As reported in a New York Times story on a controversial New York State law, Michael and Barbara Biasotti watched their mentally ill daughter in her 20s cycle in and out of hospitals and treatment programs while engaging in all kinds of other risky and dangerous behavior. The Bisasottis got a court order compelling treatment under what’s called Kendra’s Law, so named for a woman who was pushed onto New York City subway tracks in 1999 by a schizophrenic man.

“I really don’t think she would be alive” without it, Barbara Biasotti told the Times. “And we don’t know if she would have taken a couple of people with her.”

Living in San Francisco, I see dozens of people each week like the Biasottis’ daughter. Some are lucid and conversational; many are clearly unable to provide for their own needs. Should my concern be for the civil liberties of these individuals, my fellow citizens? Or should my empathy be for other human beings plagued by a sickness for which they are incapable of seeking help? Can I find a balance between the two?
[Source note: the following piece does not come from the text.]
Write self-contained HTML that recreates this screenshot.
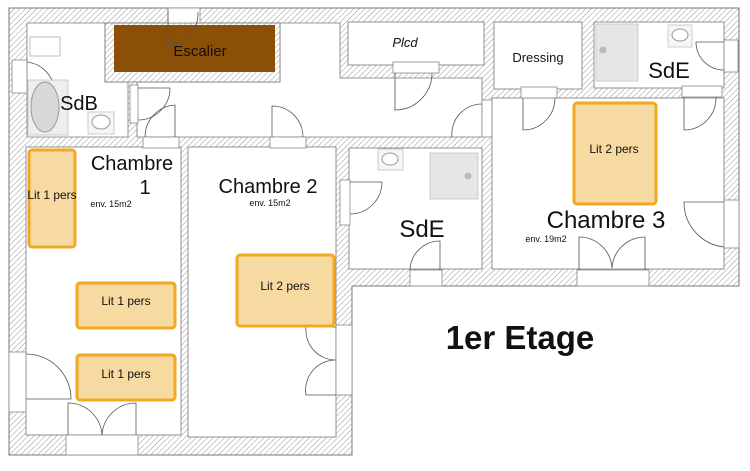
<!DOCTYPE html>
<html><head><meta charset="utf-8"><style>
html,body{margin:0;padding:0;background:#fff;}
svg{display:block;}
text{font-family:"Liberation Sans",sans-serif;fill:#111;}
</style></head><body>
<svg width="750" height="471" viewBox="0 0 750 471" xmlns="http://www.w3.org/2000/svg">
<defs>
<pattern id="h" width="4" height="4" patternUnits="userSpaceOnUse" patternTransform="rotate(45)">
<rect width="4" height="4" fill="#fff"/><line x1="0" y1="0" x2="0" y2="4" stroke="#999" stroke-width="1"/>
</pattern>
</defs>
<!-- outer walls -->
<polygon points="9,8 739,8 739,286 352,286 352,455 9,455" fill="url(#h)" stroke="#777" stroke-width="1"/>
<g fill="#fff" stroke="#777" stroke-width="0.8">
<!-- SdB -->
<polygon points="27,23 105,23 105,82 128,82 128,137 27,137"/>
<!-- hall -->
<polygon points="105,23 340,23 340,78 482,78 482,137 137,137 137,82 280,82 280,23"/>
<!-- Plcd -->
<rect x="348" y="22" width="136" height="43"/>
<!-- Dressing -->
<rect x="494" y="22" width="88" height="67"/>
<!-- SdE top right -->
<rect x="594" y="22" width="130" height="66"/>
<!-- Chambre 1 -->
<rect x="26" y="147" width="155" height="288"/>
<!-- Chambre 2 -->
<rect x="188" y="147" width="148" height="290"/>
<!-- SdE mid -->
<rect x="349" y="148" width="133" height="121"/>
<!-- Chambre 3 -->
<rect x="492" y="98" width="232" height="171"/>
</g>
<!-- escalier wall & stairs -->
<rect x="105" y="23" width="175" height="59" fill="url(#h)" stroke="#777" stroke-width="0.8"/>
<rect x="114" y="25" width="161" height="47" fill="#8b4f06"/>
<text x="200" y="56" font-size="15" text-anchor="middle">Escalier</text>
<!-- doors (white gaps) -->
<g fill="#fff" stroke="#888" stroke-width="0.8">
<rect x="168" y="8" width="32" height="15"/>
<rect x="12" y="60" width="15" height="33"/>
<rect x="130" y="85" width="8" height="38"/>
<rect x="143" y="137" width="36" height="11"/>
<rect x="270" y="137" width="36" height="11"/>
<rect x="393" y="62" width="46" height="11"/>
<rect x="482" y="100" width="10" height="37"/>
<rect x="521" y="87" width="36" height="11"/>
<rect x="682" y="86" width="40" height="11"/>
<rect x="724" y="40" width="14" height="32"/>
<rect x="340" y="180" width="10" height="45"/>
<rect x="410" y="270" width="32" height="16"/>
<rect x="577" y="270" width="72" height="16"/>
<rect x="724" y="200" width="15" height="48"/>
<rect x="336" y="325" width="16" height="70"/>
<rect x="9" y="352" width="17" height="60"/>
<rect x="66" y="435" width="72" height="20"/>
</g>
<!-- door arcs -->
<g fill="none" stroke="#555" stroke-width="0.8">
<path d="M168,10 L168,45 A32,32 0 0 0 198,12"/>
<path d="M27,62 A32,32 0 0 1 55,92"/>
<path d="M138,88 L170,88 A32,32 0 0 1 138,120"/>
<path d="M145,137 A32,32 0 0 1 175,105 L175,137"/>
<path d="M272,137 L272,106 A31,31 0 0 1 303,137"/>
<path d="M395,73 L395,110 A37,37 0 0 0 432,73"/>
<path d="M452,137 A30,30 0 0 1 482,104"/>
<path d="M523,98 L523,130 A32,32 0 0 0 555,98"/>
<path d="M684,97 L684,130 A32,32 0 0 0 716,97"/>
<path d="M724,42 L696,42 A28,28 0 0 0 724,70"/>
<path d="M350,182 L382,182 A32,32 0 0 1 350,214"/>
<path d="M410,270 A30,30 0 0 1 440,241 L440,270"/>
<path d="M579,270 L579,237 A33,33 0 0 1 612,268 A33,33 0 0 1 645,237 L645,270"/>
<path d="M724,202 L684,202 A45,45 0 0 0 724,247"/>
<path d="M336,327 L306,327 A30,30 0 0 0 336,360 A30,30 0 0 0 306,395 L336,395"/>
<path d="M26,354 A45,45 0 0 1 71,399 L26,399"/>
<path d="M68,435 L68,403 A34,34 0 0 1 102,435 A34,34 0 0 1 136,403 L136,435"/>
</g>
<!-- fixtures -->
<rect x="30" y="37" width="30" height="19" fill="#fff" stroke="#bbb"/>
<rect x="28" y="80" width="40" height="55" fill="#eee" stroke="#ccc"/>
<ellipse cx="45" cy="107" rx="14" ry="25" fill="#d8d8d8" stroke="#999"/>
<rect x="88" y="112" width="26" height="22" fill="#f6f6f6" stroke="#ccc"/>
<ellipse cx="101" cy="122" rx="9" ry="7" fill="#fff" stroke="#999"/>
<rect x="378" y="149" width="25" height="21" fill="#f6f6f6" stroke="#ccc"/>
<ellipse cx="390" cy="159" rx="8" ry="6" fill="#fff" stroke="#999"/>
<rect x="430" y="153" width="48" height="46" fill="#e6e6e6" stroke="#ccc"/>
<circle cx="468" cy="176" r="3.5" fill="#bbb"/>
<rect x="596" y="24" width="42" height="57" fill="#e6e6e6" stroke="#ccc"/>
<circle cx="603" cy="50" r="3.5" fill="#bbb"/>
<rect x="668" y="25" width="24" height="22" fill="#f6f6f6" stroke="#ccc"/>
<ellipse cx="680" cy="35" rx="8" ry="6" fill="#fff" stroke="#999"/>
<!-- beds -->
<g fill="#f7d9a2" stroke="#f2a922" stroke-width="3">
<rect x="29" y="150" width="46" height="97" rx="3"/>
<rect x="77" y="283" width="98" height="45" rx="3"/>
<rect x="77" y="355" width="98" height="45" rx="3"/>
<rect x="237" y="255" width="97" height="71" rx="3"/>
<rect x="574" y="103" width="82" height="101" rx="3"/>
</g>
<g font-size="12" text-anchor="middle">
<text x="52" y="199">Lit 1 pers</text>
<text x="126" y="305">Lit 1 pers</text>
<text x="126" y="378">Lit 1 pers</text>
<text x="285" y="290">Lit 2 pers</text>
<text x="614" y="153">Lit 2 pers</text>
</g>
<!-- labels -->
<text x="405" y="47" font-size="13" font-style="italic" text-anchor="middle">Plcd</text>
<text x="538" y="62" font-size="13" text-anchor="middle">Dressing</text>
<text x="669" y="78" font-size="22" text-anchor="middle">SdE</text>
<text x="79" y="110" font-size="20" text-anchor="middle">SdB</text>
<text x="132" y="170" font-size="20" text-anchor="middle">Chambre</text>
<text x="145" y="194" font-size="20" text-anchor="middle">1</text>
<text x="111" y="207" font-size="9" text-anchor="middle">env. 15m2</text>
<text x="268" y="193" font-size="20" text-anchor="middle">Chambre 2</text>
<text x="270" y="206" font-size="9" text-anchor="middle">env. 15m2</text>
<text x="422" y="237" font-size="24" text-anchor="middle">SdE</text>
<text x="606" y="228" font-size="24" text-anchor="middle">Chambre 3</text>
<text x="546" y="242" font-size="9" text-anchor="middle">env. 19m2</text>
<text x="520" y="349" font-size="33" font-weight="bold" text-anchor="middle">1er Etage</text>
</svg>
</body></html>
It is important to recognize that those who argue on behalf of civil liberties make a noble and worthwhile point.  But we are faced with a scenario in which the mental health system is broken to such an extent that inaction is not an acceptable response.

Action in the form of early intervention probably saved the life of Tiffany Martinez when she started to experience symptoms as a college student of the same schizophrenia her father suffered. Early intervention programs surround the patient with enough support and counseling to turn a debilitating disease into a manageable condition.

"If you can get at [mental illness] early enough, before it becomes too severe, there is a very good chance that the person will recover, which is just very, very exciting," Ron Manderscheid, executive director of the National Association of County Behavioral Health and Developmental Disability Directors, told USA Today.

But how do we get to the not dangerously ill early without some kind of compelling event, especially when they are adults and courts can’t or won’t act on the experiences of family?

“Here is the Kafkaesque irony: Far from respecting civil liberties, legal obstacles to treatment limit or destroy the liberty of the person,” wrote author and consultant Herschel Hardin in 1993. In addition to serving on the board for Canada’s Civil Liberties Association and working with Amnesty International, Hardin had a schizophrenic child. “Medication can free victims from their illness—free them from the Bastille of their psychosis—and restore their dignity, their free will and the meaningful exercise of their liberties.”

Of course, AOT is only one component of the Murphy-Johnson legislation, even as it is probably the most controversial. Earlier versions of the bill included provisions for expanding federal subsidy of electronic health record purchase by mental health facilities. Those sections were stripped out in committee, leaving hospitals and clinics to fend for themselves in acquiring the kind of technology that enables ER docs to know immediately when someone with a mental illness walks through their doors.

Perhaps expanded AOT and early intervention could have saved Matthew Ornstein, or perhaps it can save the next troubled son or daughter. Some kind of compelled treatment may have been the unmet holiday wish of the Ornsteins last season. So this Christmas, it is my wish that Congress act in some way to stem the tide of untreated mental illness in America.

While not perfect, the Murphy-Johnson bill is the most significant mental health legislation considered by Congress in decades. It has the potential to make Christmas 2016 much brighter for some family that this year is desperate for help. 

Irv Lichtenwald is president and CEO of Medsphere Systems Corporation, the solution provider for the OpenVista electronic health record.